**To do**: Gather all lines containing the string "this" and copy them out.

**Source records**:
▼▼▼
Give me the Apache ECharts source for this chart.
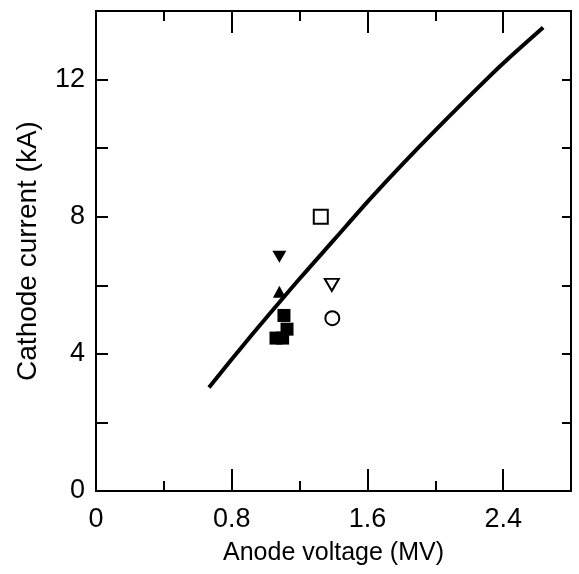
<!DOCTYPE html>
<html>
<head>
<meta charset="utf-8">
<script src="https://cdn.jsdelivr.net/npm/echarts@6/dist/echarts.min.js"></script>
<style>
html,body{margin:0;padding:0;background:#fff;}
#chart{width:579px;height:574px;}
</style>
</head>
<body>
<div id="chart"></div>
<script>
// Fitted curve (anode voltage MV, cathode current kA)
const curveX = [0.666, 0.80, 0.908, 1.0, 1.2, 1.4, 1.616, 1.8, 2.0, 2.294, 2.45, 2.636];
const curveY = [3.02, 3.84, 4.49, 5.03, 6.19, 7.31, 8.52, 9.50, 10.52, 11.97, 12.70, 13.52];

// Measured points
const openSquareX = [1.325];           const openSquareY = [8.0];
const filledDownTriX = [1.081];        const filledDownTriY = [6.83];
const openDownTriX = [1.39];           const openDownTriY = [6.01];
const filledUpTriX = [1.081];          const filledUpTriY = [5.81];
const openCircleX = [1.393];           const openCircleY = [5.04];
const filledSquareX = [1.108, 1.126, 1.061, 1.10];
const filledSquareY = [5.12, 4.72, 4.46, 4.46];

// Axis ticks
const xMajorTicks = [0, 0.8, 1.6, 2.4];
const yMajorTicks = [0, 4, 8, 12];

const zip = (a, b) => a.map((v, i) => [v, b[i]]);
const FONT = 'Liberation Sans, Arial, Helvetica, sans-serif';
const black = '#000';

function isIn(list, v) { return list.some(t => Math.abs(t - v) < 1e-6); }

const chart = echarts.init(document.getElementById('chart'), null, {renderer: 'canvas'});

const lineStyle = {color: black, width: 2};
function xAx(pos, interval, len, labels, extra) {
  return Object.assign({
    type: 'value', position: pos, min: 0, max: 2.8, interval: interval,
    axisLine: {show: true, onZero: false, lineStyle: lineStyle},
    axisTick: {show: true, inside: true, length: len, lineStyle: lineStyle},
    axisLabel: labels ? {
      show: true, margin: 15, color: black, fontSize: 27, fontFamily: FONT,
      formatter: v => isIn(xMajorTicks, v) ? String(+v.toFixed(1)) : ''
    } : {show: false},
    splitLine: {show: false}
  }, extra || {});
}
function yAx(pos, len, labels, extra) {
  return Object.assign({
    type: 'value', position: pos, min: 0, max: 14, interval: 2,
    axisLine: {show: true, onZero: false, lineStyle: lineStyle},
    axisTick: {show: true, inside: true, length: len, lineStyle: lineStyle},
    axisLabel: labels ? {
      show: true, margin: 11, color: black, fontSize: 27, fontFamily: FONT,
      formatter: v => isIn(yMajorTicks, v) ? String(v) : ''
    } : {show: false},
    splitLine: {show: false}
  }, extra || {});
}

const option = {
  backgroundColor: '#fff',
  animation: false,
  grid: {left: 96, right: 8, top: 11, bottom: 83, containLabel: false},
  xAxis: [
    xAx('bottom', 0.8, 22, true, {
      name: 'Anode voltage (MV)', nameLocation: 'middle', nameGap: 50,
      nameTextStyle: {color: black, fontSize: 25, fontFamily: FONT}
    }),
    xAx('bottom', 0.4, 10, false),
    xAx('top', 0.8, 22, false),
    xAx('top', 0.4, 10, false)
  ],
  yAxis: [
    yAx('left', 12, true, {
      name: 'Cathode current (kA)', nameLocation: 'middle', nameGap: 54, nameRotate: 90,
      nameTextStyle: {color: black, fontSize: 28, fontFamily: FONT}
    }),
    yAx('right', 9, false)
  ],
  series: [
    {type: 'line', data: zip(curveX, curveY), smooth: 0.3, showSymbol: false,
     lineStyle: {color: black, width: 4}, z: 2},
    {type: 'scatter', data: zip(openSquareX, openSquareY), symbol: 'rect', symbolSize: 14,
     itemStyle: {color: '#fff', borderColor: black, borderWidth: 2, opacity: 1}, z: 3},
    {type: 'scatter', data: zip(filledDownTriX, filledDownTriY), symbol: 'triangle', symbolRotate: 180,
     symbolSize: [14, 12], itemStyle: {color: black, opacity: 1}, z: 3},
    {type: 'scatter', data: zip(openDownTriX, openDownTriY), symbol: 'triangle', symbolRotate: 180,
     symbolSize: [14, 12], itemStyle: {color: '#fff', borderColor: black, borderWidth: 2, opacity: 1}, z: 3},
    {type: 'scatter', data: zip(filledUpTriX, filledUpTriY), symbol: 'triangle',
     symbolSize: [13, 12], itemStyle: {color: black, opacity: 1}, z: 3},
    {type: 'scatter', data: zip(openCircleX, openCircleY), symbol: 'circle', symbolSize: 14,
     itemStyle: {color: '#fff', borderColor: black, borderWidth: 2, opacity: 1}, z: 3},
    {type: 'scatter', data: zip(filledSquareX, filledSquareY), symbol: 'rect', symbolSize: 13,
     itemStyle: {color: black, opacity: 1}, z: 3}
  ]
};
chart.setOption(option);
</script>
</body>
</html>
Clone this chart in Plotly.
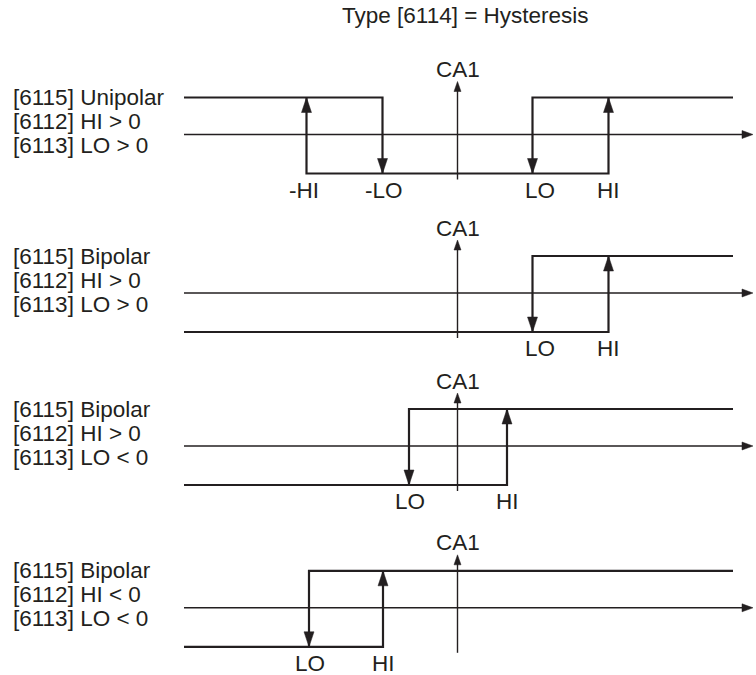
import plotly.graph_objects as go

# ---------------- data (input units = px offset from the CA1 axis) ----------------
title_text = "Type [6114] = Hysteresis"
mode_names = ["Unipolar", "Bipolar", "Bipolar", "Bipolar"]
hi_signs = [">", ">", ">", "<"]
lo_signs = [">", ">", "<", "<"]
lo_values = [75, 75, -48.5, -148.5]
hi_values = [151, 151, 49.5, -74.5]
is_unipolar = [True, False, False, False]
axis_label = "CA1"
x_line_start = -273.5
x_line_end = 275.5
x_axis_tip = 295.5

# ---------------- layout / style constants ----------------
W, H = 756, 675
X0 = 457.5                       # pixel position of CA1 axis
PANEL_MID = [135.5, 294, 447, 608.8]
AMP = 38
INK = "#231f20"
FONT = "Liberation Sans, Arial, Helvetica, sans-serif"
FS = 22.5

def tri(tip_x, tip_y, direction, length, width):
    """triangle polygon (pixel-down y). direction: 'up','down','right'"""
    if direction == "up":
        return [tip_x, tip_x - width / 2, tip_x + width / 2, tip_x, None], \
               [tip_y, tip_y + length, tip_y + length, tip_y, None]
    if direction == "down":
        return [tip_x, tip_x - width / 2, tip_x + width / 2, tip_x, None], \
               [tip_y, tip_y - length, tip_y - length, tip_y, None]
    return [tip_x, tip_x - length, tip_x - length, tip_x, None], \
           [tip_y, tip_y - width / 2, tip_y + width / 2, tip_y, None]

axis_x, axis_y = [], []
axhead_x, axhead_y = [], []
loop_x, loop_y = [], []
head_x, head_y = [], []
annotations = []

for i in range(4):
    mid = PANEL_MID[i]
    cax = mid - 1
    high = mid - AMP
    low = mid + AMP
    lo = lo_values[i]
    hi = hi_values[i]

    # input axis (horizontal) and CA1 axis (vertical)
    axis_x += [x_line_start, x_axis_tip - 6, None, 0, 0, None]
    axis_y += [cax, cax, None, cax + 45, cax - 48, None]
    tx, ty = tri(x_axis_tip, cax, "right", 11, 8)
    axhead_x += tx; axhead_y += ty
    tx, ty = tri(0, cax - 53, "up", 10, 7)
    axhead_x += tx; axhead_y += ty

    if is_unipolar[i]:
        loop_x += [x_line_start, -lo, -lo, None,
                   -hi, -hi, hi, hi, None,
                   x_line_end, lo, lo, None]
        loop_y += [high, high, low, None,
                   high, low, low, high, None,
                   high, high, low, None]
        arrows = [(-hi, high, "up"), (-lo, low, "down"), (lo, low, "down"), (hi, high, "up")]
        labels = [("-HI", -hi - 3), ("-LO", -lo + 1), ("LO", lo + 7), ("HI", hi)]
    else:
        loop_x += [x_line_start, hi, hi, None, x_line_end, lo, lo, None]
        loop_y += [low, low, high, None, high, high, low, None]
        arrows = [(hi, high, "up"), (lo, low, "down")]
        labels = [("LO", lo + (7 if lo > 0 else 1)), ("HI", hi)]

    for ax_, ay_, d in arrows:
        tx, ty = tri(ax_, ay_, d, 15, 10)
        head_x += tx; head_y += ty

    for txt, lx in labels:
        annotations.append(dict(x=lx, y=cax + 55.5, text=txt, showarrow=False,
                                xref="x", yref="y", xanchor="center", yanchor="middle",
                                borderpad=0,
                                font=dict(family=FONT, size=FS, color=INK)))
    annotations.append(dict(x=0, y=cax - 65, text=axis_label, showarrow=False,
                            xref="x", yref="y", xanchor="center", yanchor="middle",
                            font=dict(family=FONT, size=FS, color=INK)))
    left_lines = [f"[6115] {mode_names[i]}",
                  f"[6112] HI {hi_signs[i]} 0",
                  f"[6113] LO {lo_signs[i]} 0"]
    for k, t in enumerate(left_lines):
        annotations.append(dict(x=11 - X0, y=high + 24 * k, text=t, showarrow=False,
                                xref="x", yref="y", xanchor="left", yanchor="middle",
                                font=dict(family=FONT, size=FS, color=INK)))

annotations.append(dict(x=465 - X0, y=15, text=title_text, showarrow=False,
                        xref="x", yref="y", xanchor="center", yanchor="middle",
                        font=dict(family=FONT, size=FS, color=INK)))

fig = go.Figure()
fig.add_trace(go.Scatter(x=axis_x, y=axis_y, mode="lines",
                         line=dict(color=INK, width=1.4), hoverinfo="skip"))
fig.add_trace(go.Scatter(x=loop_x, y=loop_y, mode="lines",
                         line=dict(color=INK, width=2.2), hoverinfo="skip"))
fig.add_trace(go.Scatter(x=axhead_x, y=axhead_y, mode="lines", fill="toself",
                         fillcolor=INK, line=dict(color=INK, width=0.5), hoverinfo="skip"))
fig.add_trace(go.Scatter(x=head_x, y=head_y, mode="lines", fill="toself",
                         fillcolor=INK, line=dict(color=INK, width=0.5), hoverinfo="skip"))

fig.update_layout(
    width=W, height=H,
    margin=dict(l=0, r=0, t=0, b=0),
    paper_bgcolor="white", plot_bgcolor="white",
    showlegend=False,
    xaxis=dict(range=[-X0, W - X0], visible=False, fixedrange=True),
    yaxis=dict(range=[H, 0], visible=False, fixedrange=True),
    annotations=annotations,
)

fig.write_html("out.html", config={"displayModeBar": False},
               post_script="document.body.style.margin='0';document.body.style.overflow='hidden';")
▲▲▲
**Complete answer**:
Give me the Apache ECharts source for this chart.
Clone this chart in Plotly.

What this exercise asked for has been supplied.